> Exercise directions:
Please write out the lines of the data exactly, beginning with the first and ending with the line containing "fig = plt.figure(figsize=(W"; leave the pictures behind.

> Provided material:
+--

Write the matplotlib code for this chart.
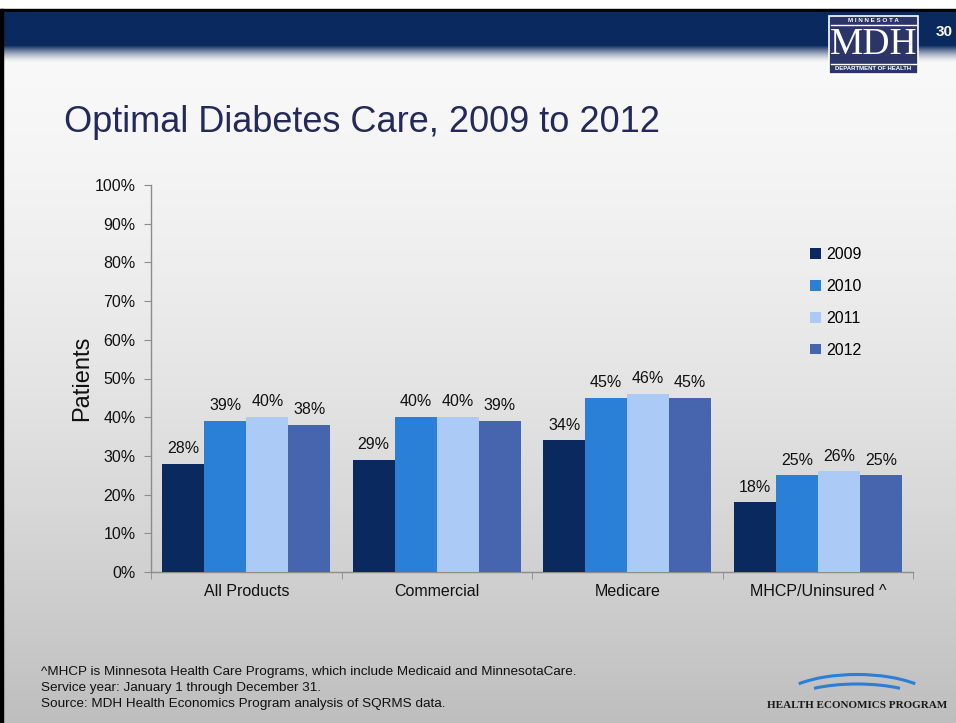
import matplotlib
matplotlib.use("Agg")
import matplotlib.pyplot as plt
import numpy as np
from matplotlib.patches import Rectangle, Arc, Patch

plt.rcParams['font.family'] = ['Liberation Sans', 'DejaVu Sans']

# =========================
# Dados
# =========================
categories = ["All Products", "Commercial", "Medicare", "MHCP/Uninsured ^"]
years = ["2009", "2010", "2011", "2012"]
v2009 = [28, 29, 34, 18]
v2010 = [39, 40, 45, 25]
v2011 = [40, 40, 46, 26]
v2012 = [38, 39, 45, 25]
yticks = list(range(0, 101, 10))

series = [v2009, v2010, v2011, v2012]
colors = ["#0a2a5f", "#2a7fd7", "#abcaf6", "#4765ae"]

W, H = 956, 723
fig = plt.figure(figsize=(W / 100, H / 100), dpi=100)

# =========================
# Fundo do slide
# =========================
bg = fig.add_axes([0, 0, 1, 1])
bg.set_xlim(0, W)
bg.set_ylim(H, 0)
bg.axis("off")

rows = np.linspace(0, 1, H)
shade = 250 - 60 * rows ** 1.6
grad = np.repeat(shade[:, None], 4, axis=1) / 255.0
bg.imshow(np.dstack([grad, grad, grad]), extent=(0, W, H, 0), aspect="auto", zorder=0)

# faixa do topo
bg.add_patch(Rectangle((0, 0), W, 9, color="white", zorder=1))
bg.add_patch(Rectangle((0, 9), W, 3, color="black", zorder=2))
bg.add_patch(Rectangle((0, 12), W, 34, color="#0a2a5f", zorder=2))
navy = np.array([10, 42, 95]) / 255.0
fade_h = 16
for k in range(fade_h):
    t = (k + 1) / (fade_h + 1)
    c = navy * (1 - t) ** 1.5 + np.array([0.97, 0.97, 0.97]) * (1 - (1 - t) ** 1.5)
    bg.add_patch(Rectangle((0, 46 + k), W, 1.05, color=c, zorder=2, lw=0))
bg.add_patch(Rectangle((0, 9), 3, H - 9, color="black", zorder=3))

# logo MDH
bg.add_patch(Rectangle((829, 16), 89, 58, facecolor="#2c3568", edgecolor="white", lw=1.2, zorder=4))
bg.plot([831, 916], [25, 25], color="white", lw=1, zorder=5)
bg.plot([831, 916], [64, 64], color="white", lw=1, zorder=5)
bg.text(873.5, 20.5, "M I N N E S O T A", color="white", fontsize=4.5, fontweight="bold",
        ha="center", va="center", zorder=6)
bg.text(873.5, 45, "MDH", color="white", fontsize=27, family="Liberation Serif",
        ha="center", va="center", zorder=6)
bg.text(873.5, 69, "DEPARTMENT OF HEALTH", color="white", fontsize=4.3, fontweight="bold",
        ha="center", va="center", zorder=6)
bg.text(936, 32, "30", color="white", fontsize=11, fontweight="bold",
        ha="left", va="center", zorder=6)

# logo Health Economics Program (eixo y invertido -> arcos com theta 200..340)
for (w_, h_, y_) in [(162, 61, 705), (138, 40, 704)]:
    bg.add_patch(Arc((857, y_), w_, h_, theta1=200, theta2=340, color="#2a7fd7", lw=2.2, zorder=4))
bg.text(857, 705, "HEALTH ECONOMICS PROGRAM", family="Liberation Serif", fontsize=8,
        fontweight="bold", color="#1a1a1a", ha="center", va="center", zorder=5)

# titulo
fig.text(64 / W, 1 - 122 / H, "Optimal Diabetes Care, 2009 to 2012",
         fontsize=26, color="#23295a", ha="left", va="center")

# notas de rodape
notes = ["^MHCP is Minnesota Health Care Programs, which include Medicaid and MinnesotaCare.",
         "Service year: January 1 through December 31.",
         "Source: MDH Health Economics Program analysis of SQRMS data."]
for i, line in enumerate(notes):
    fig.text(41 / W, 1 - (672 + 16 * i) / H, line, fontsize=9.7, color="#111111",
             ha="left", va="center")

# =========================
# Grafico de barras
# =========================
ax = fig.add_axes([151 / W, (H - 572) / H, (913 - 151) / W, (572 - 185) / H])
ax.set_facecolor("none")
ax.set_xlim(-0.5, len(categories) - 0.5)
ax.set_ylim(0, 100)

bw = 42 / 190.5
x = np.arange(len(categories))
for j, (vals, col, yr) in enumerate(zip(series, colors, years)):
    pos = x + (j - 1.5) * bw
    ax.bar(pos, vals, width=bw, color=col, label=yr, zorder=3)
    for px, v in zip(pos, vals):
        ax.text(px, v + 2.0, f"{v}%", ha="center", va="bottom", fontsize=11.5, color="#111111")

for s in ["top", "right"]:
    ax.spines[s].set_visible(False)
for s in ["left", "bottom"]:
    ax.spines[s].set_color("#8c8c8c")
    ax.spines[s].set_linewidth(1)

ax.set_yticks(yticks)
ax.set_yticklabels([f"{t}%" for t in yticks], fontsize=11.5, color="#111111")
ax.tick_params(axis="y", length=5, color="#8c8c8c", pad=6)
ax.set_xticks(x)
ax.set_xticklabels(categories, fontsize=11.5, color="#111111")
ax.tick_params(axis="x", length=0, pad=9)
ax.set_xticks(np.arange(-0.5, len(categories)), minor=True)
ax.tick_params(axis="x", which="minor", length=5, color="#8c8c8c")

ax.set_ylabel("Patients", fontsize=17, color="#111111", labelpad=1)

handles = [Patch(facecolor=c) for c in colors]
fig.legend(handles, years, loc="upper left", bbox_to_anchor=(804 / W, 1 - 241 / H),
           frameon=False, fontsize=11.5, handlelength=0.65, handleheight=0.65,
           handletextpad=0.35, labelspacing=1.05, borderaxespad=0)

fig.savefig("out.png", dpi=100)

+--

> Task solution:
Write the matplotlib code for this chart.
import matplotlib
matplotlib.use("Agg")
import matplotlib.pyplot as plt
import numpy as np
from matplotlib.patches import Rectangle, Arc, Patch

plt.rcParams['font.family'] = ['Liberation Sans', 'DejaVu Sans']

# =========================
# Dados
# =========================
categories = ["All Products", "Commercial", "Medicare", "MHCP/Uninsured ^"]
years = ["2009", "2010", "2011", "2012"]
v2009 = [28, 29, 34, 18]
v2010 = [39, 40, 45, 25]
v2011 = [40, 40, 46, 26]
v2012 = [38, 39, 45, 25]
yticks = list(range(0, 101, 10))

series = [v2009, v2010, v2011, v2012]
colors = ["#0a2a5f", "#2a7fd7", "#abcaf6", "#4765ae"]

W, H = 956, 723
fig = plt.figure(figsize=(W / 100, H / 100), dpi=100)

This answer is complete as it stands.